There are letters from opposing soldiers to one another mentioning the love and friendship that they had shared and no matter what happened in the Battle tomorrow, the love and regard would not change.

Cromwell sent a letter to a friend who had a daughter in a (closet) Roman Catholic girl's school, warning him that the school was to be attacked. This was prior to the New Modelling of the army, so there were no particular rules on soldier's behaviour.

It was a 'civil' war because Cromwell and Ireton tried honestly to bring Charles to a firm agreement, but Charles was the 'Arthur Daley of kings. He'd buy a dodgy car with a bent checque!

After beating the King at Naseby there were a series of meetings called 'The Putney Debates'. Soldiers elected by the ranks, Officers, Politicians all trying to determine what kind of country they wanted to live in. Cromwell has always been accused of Machiavellian cunning but the Putney Debates show Henry ireton as the political thinker and Cromwell as the Country Squire who was damn good with Cavalry and really just wanted a return to order with no illegal taxes (see ship money) Freedom of conscience in religion and Property remaining in the hands of the owners which really Peed off the Levellers. He also believed in the arch of state thich consisted of The Commons, the Lords and the King placed on top. Without one or the other, the structure would fall. Cromwell disappointed the Levellers, the Republicans, The Presbyterians and the Judges. Levellers because he knew it couldn't work and that the redistribution of wealth was always at the cost of someone who owned money and property. The Republicans because they wanted to dismantle the Arch of State and make the Commons the sole rulers of Britain in both Politics and Justice. They also wanted to give themselves the power to stay in place and new member would be selected by them. Sir Edward Hyde, said that if Cromwell hadn't driven those people out of Parliament, it would have taken ten times the blood to remove them than it had to remove the King. The Presbyterians were disappointed because they wanted to emulate the Taliban like clerics who had ruled Scotland so cruelly after the Covenant. They turned it from a wonderful thing to a (as Cromwell described it) A pact with the Devil and hell.
The Judiciary were unhappy because Cromwell came up with novel ideas like judges being paid a set wage and not able to set 'charges' at will. He wanted to clear the Debtors Prisons of people who could prove that they were unable to pay debts. The cost of living in a Debtors Prison often ran far above the value of the debt. Cromwell also disliked the fact that in the Court of Chancery (Chancers!) there were cases which had been dragging on for over thirty year. Other cases ran up costs that exceeded the original claim.

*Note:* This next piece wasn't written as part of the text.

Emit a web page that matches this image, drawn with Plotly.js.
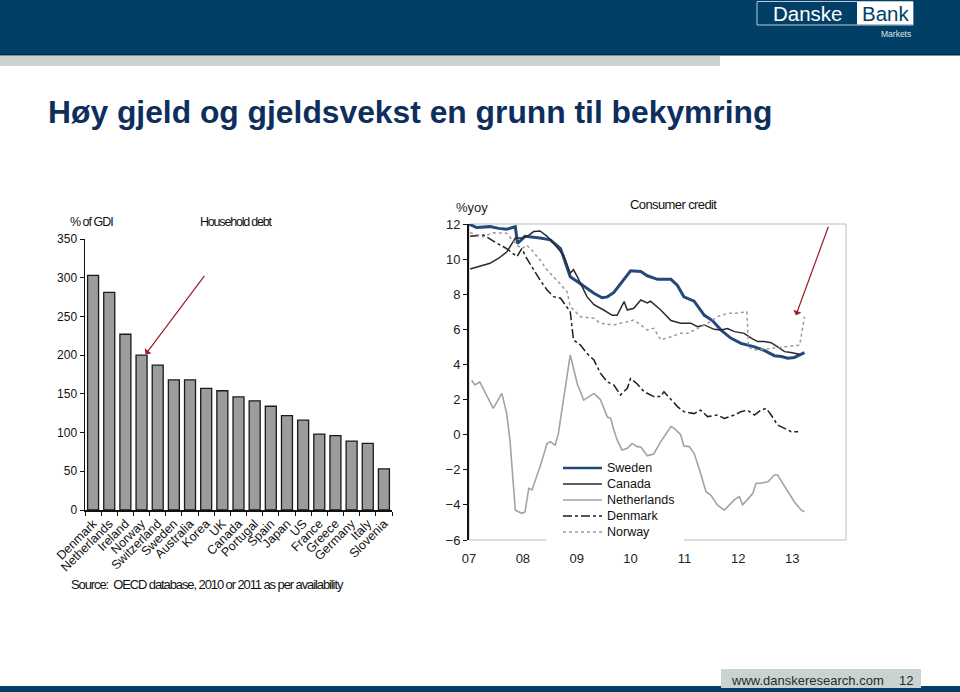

There is a book, and it is available by a man by the name of 'Innerwick' the book is called 'The Interregnum'. In order to re-enact the Civil war, it may be useful to re-live the arguments and the enlightenment of that foundling Parliament.

Best reads are.... C.V.Wedgewood...'Strafford'. Viscount John Morley for an unbiased biography on Oliver Cromwell. Thomas Carlile.... Letters and Speeches of Oliver Cromwell (4 volumes but I dip into them as much as I do Terry Pratchett books). John Buchan did an Oliver Cromwell and a 'Montrose'. The Cromwell book isn't all that good, but the 'Montrose' is excellent.